NewsMonitor Data Protection I Episode 3

Published 21/01/2021

Like the German Federal Supreme Court BGH (28.5.2020, I ZR 186/17; see ECJ C-319/20), the Austrian Supreme Court OGH now apparently also has doubts about whether consumer protection associations (in the case at hand, the Association for Consumer Information [VKI]) are authorised to take up data protection violations in General Terms and Conditions (GTCs) within the framework of association proceedings pursuant to Section 28 of the Consumer Protection Act. The OGH has therefore (25.11.2020, 6 Ob 77/20x ) submitted the same questions as the German BGH to the ECJ (see C-701/20). The question arises of whether the GDPR precludes national regulations that grant consumer protection associations the power to take action against companies for using general terms and conditions that violate the GDPR.
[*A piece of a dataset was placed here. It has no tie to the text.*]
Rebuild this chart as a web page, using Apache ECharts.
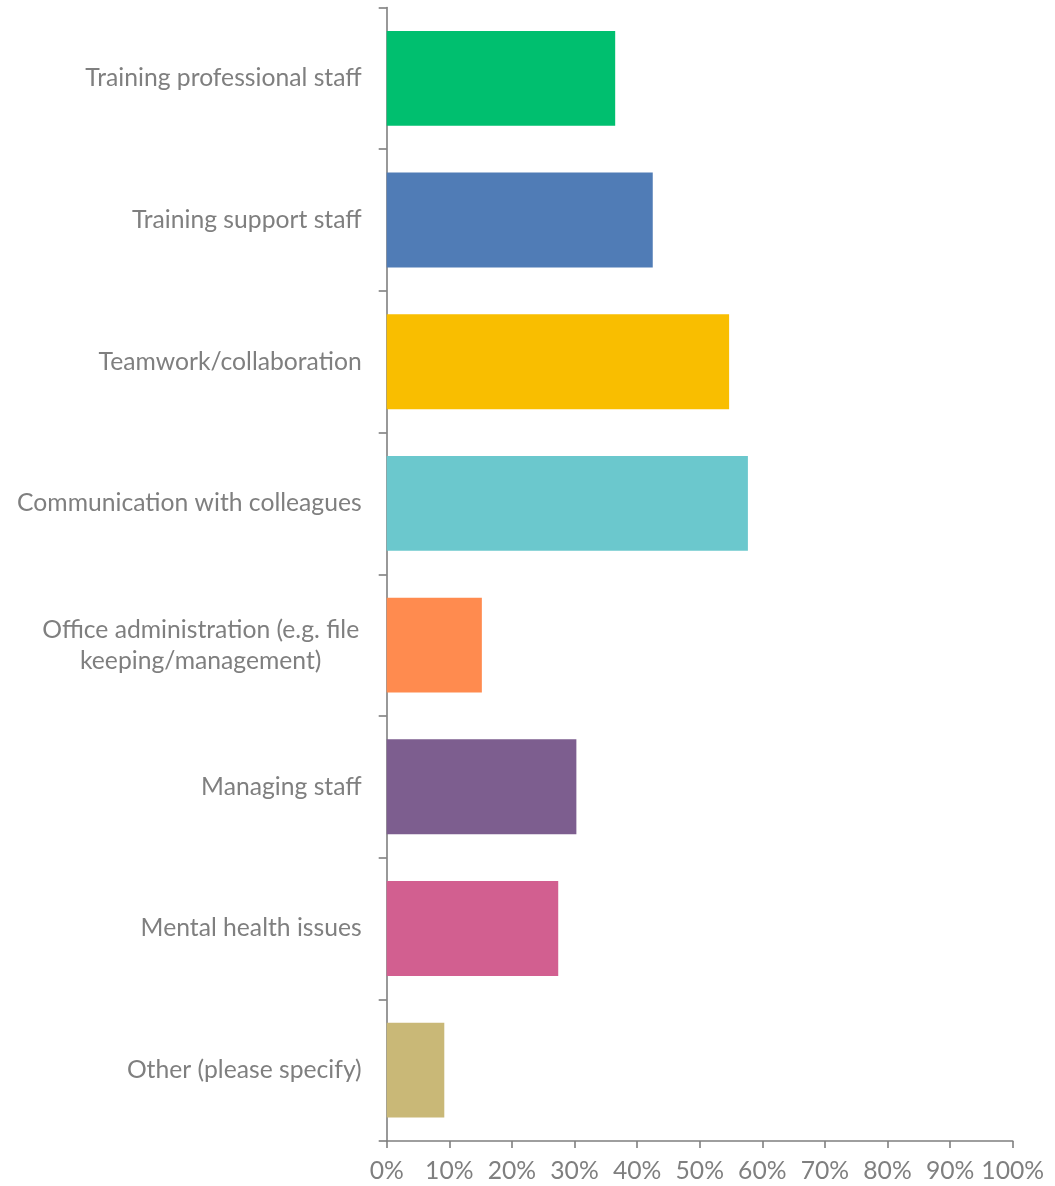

It is noteworthy that the OGH – like the BGH (Scharf/Staber, ecolex 2020, 909) – also includes the question of the legal standing of competitors under the Unfair Competition Act in its submission, although this is not relevant for the case at hand. Recently, another senate of the OGH denied the general legal standing of third parties in the case of data protection violations – and thus probably also of consumer protection associations – due to the highly personal nature of data protection law (Staber/Scharf, NetV 2020, 56). However, the issue there was not the use of unlawful GTCs.
The ECJ’s decision is eagerly awaited. There are very good arguments that consumer protection associations do not have the standing to take legal action against companies for data protection violations.